Dylan's my second dog. We had a dog named George when I was growing up and we were the same age. My sister was lucky in 1991, she got a little sister and a puppy dog..
It crushed me when George died. Well, it crushed the whole family. My mom and I didn't want another dog after him but my sister and my dad wanted one. Long story short, years went by and one day we went shopping for something and came home with a puppy. For a month he was nameless (because we couldn't decide between Dylan or Oscar) and he was just a ball of fun and sleepiness.
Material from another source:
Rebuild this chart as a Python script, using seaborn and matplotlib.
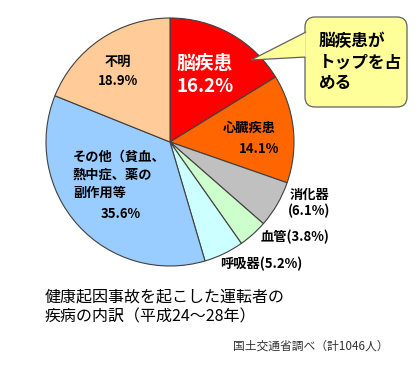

He's the biggest cuddle-monster ever and he's not aware of his weight at all. He's now five years old, he'll be turning six right after Christmas, and I dread the day when he doesn't greet me at the door. I know, I know, that's terrible to think of. He's here and living and still a bundle of joy, but I feel like it's haunting me almost. I'm not sure why. It's sad and depressing but it does make me stop and think about him a lot. And makes me realize how much I love him. And even though I don't have Maureen and Adam around me sometimes when I need them, I always have Dylan to sit with me when my eyes are red and puffy and to snuggle up and cuddle with me when I need a warm shoulder to lean on.
I'm aware he's a dog and not a person, but the love that pours out of this dog is more than I've ever seen even out of a lot of people I know.

This is for you Dylan. Thank you for being my pet, my friend, and sometimes even my little brother.
Thank you for looking so cute and innocent that day we got you.